A year after it announced $50 million in seed funding, Daydream — the AI-shopping platform co-founded by e-commerce veteran Julie Bornstein — launched to the US public Wednesday.
The site is the most significant effort to date by a fashion retailer to reimagine online shopping through the capabilities of the large language models underlying AI tools such as ChatGPT. Where other retailers have typically introduced AI chatbots as add-ons to their sites, which still rely primarily on the usual navigation dropdowns and search bar, Daydream’s experience centres primarily on its chat window, which lets visitors find products by typing prompts in natural language — as opposed to keywords — or by uploading a picture.
The AI is able to process open-ended queries and take context into account when providing product matches. Bornstein said in a demo for press Tuesday that one of the team’s favourite examples of a search by an early user in testing was “revenge dress for a wedding in Paris with ‘Saltburn’ vibes,” referring to the 2023 movie.
Shoppers can further refine the results with text prompts, or by clicking a “Say More” button that appears on each product to see similar items, which can also be tailored further with written prompts. Clicking “Say More” on a black T-shirt and typing in a field provided to show versions in another colour will return listings of the same style shirt in that colour.
As with Bornstein’s previous start-up, The Yes, which Pinterest acquired in 2022, personalisation will play a key role on Daydream. First-time visitors complete a style profile including their sizes in different products, brand preferences and preferred price range. The homepage features a “daily fashion edit” of products tailored to the user’s tastes, and as the site learns their preferences, it will increasingly personalise the products they’re shown, including when they search.
Daydream believes a high degree of customisation is necessary to make sure users are seeing products that are relevant to them. The platform already has more than 200 retail and brand partners, with a catalogue of nearly 2 million products spanning more than 8,000 brands. It carries no inventory itself. Instead, when shoppers find a product they want to buy, they’re taken to the retailer’s site to complete the purchase, with Daydream taking a commission on the sale.

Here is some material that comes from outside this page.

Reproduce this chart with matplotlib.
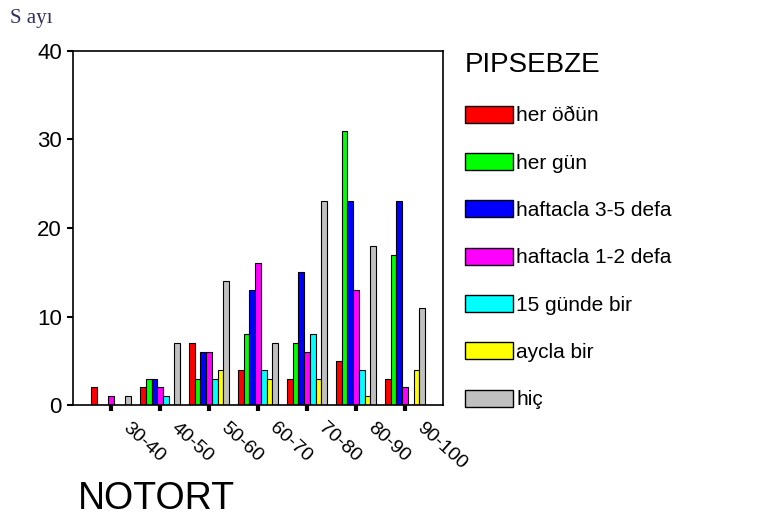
import matplotlib.pyplot as plt
import numpy as np
from matplotlib.transforms import ScaledTranslation

plt.rcParams["font.family"] = ["Liberation Sans", "DejaVu Sans"]

categories = ["30-40", "40-50", "50-60", "60-70", "70-80", "80-90", "90-100"]
series_names = [
    "her öðün",
    "her gün",
    "haftacla 3-5 defa",
    "haftacla 1-2 defa",
    "15 günde bir",
    "aycla bir",
    "hiç",
]
her_ogun = [2, 2, 7, 4, 3, 5, 3]
her_gun = [0, 3, 3, 8, 7, 31, 17]
hafta_3_5 = [0, 3, 6, 13, 15, 23, 23]
hafta_1_2 = [1, 2, 6, 16, 6, 13, 2]
gun_15 = [0, 1, 3, 4, 8, 4, 0]
ayda_bir = [0, 0, 4, 3, 3, 1, 4]
hic = [1, 7, 14, 7, 23, 18, 11]
series = [her_ogun, her_gun, hafta_3_5, hafta_1_2, gun_15, ayda_bir, hic]
colors = ["#ff0000", "#00ff00", "#0000ff", "#ff00ff", "#00ffff", "#ffff00", "#c0c0c0"]

fig = plt.figure(figsize=(7.68, 5.2), dpi=100)
ax = fig.add_axes([0.095, 0.221, 0.482, 0.681])

x = np.arange(len(categories))
n = len(series)
w = 0.117
for i, (vals, c, name) in enumerate(zip(series, colors, series_names)):
    ax.bar(x + (i - (n - 1) / 2) * w, vals, width=w, color=c,
           edgecolor="black", linewidth=0.8, label=name)

ax.set_xlim(-0.78, len(categories) - 1 + 0.78)
ax.set_ylim(0, 40)
ax.set_yticks([0, 10, 20, 30, 40])
ax.tick_params(axis="y", direction="out", length=4, width=1.5, labelsize=16, pad=4)
ax.tick_params(axis="x", direction="out", length=4, width=3, labelsize=14)
for s in ax.spines.values():
    s.set_linewidth(1.2)

ax.set_xticks(x)
ax.set_xticklabels(categories, rotation=-42, ha="left", va="center",
                   rotation_mode="anchor")
offset = ScaledTranslation(10 / 72, -7 / 72, fig.dpi_scale_trans)
for lab in ax.get_xticklabels():
    lab.set_transform(lab.get_transform() + offset)

leg = ax.legend(loc="upper left", bbox_to_anchor=(0.592, 0.92),
                bbox_transform=fig.transFigure, frameon=False, borderpad=0,
                fontsize=15, title="PIPSEBZE", title_fontsize=20,
                alignment="left", handlelength=2.3, handleheight=0.9,
                handletextpad=0.15, labelspacing=1.32)
for p in leg.get_patches():
    p.set_linewidth(1.0)

fig.text(0.013, 0.955, "S ayı", family="Liberation Serif", fontsize=15,
         color="#303060")
fig.text(0.102, 0.022, "NOTORT", fontsize=27)

plt.savefig("out.png", dpi=100)
plt.close()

Like numerous other AI start-ups, Daydream relies on open-source AI models released by some of the major players in the space, such as OpenAI and Google. The company fine tunes its AI specifically for fashion retail, however, and plans to keep upgrading its capabilities to ensure it’s differentiated from competitors using off-the-shelf models with minimal fine tuning, according to Daydream’s chief technology officer, Maria Belousova. It’s already readying a new AI architecture that will see it using a number of different models in concert, each one specialised for a different purpose, which Belousova said will make Daydream’s search both more accurate and faster.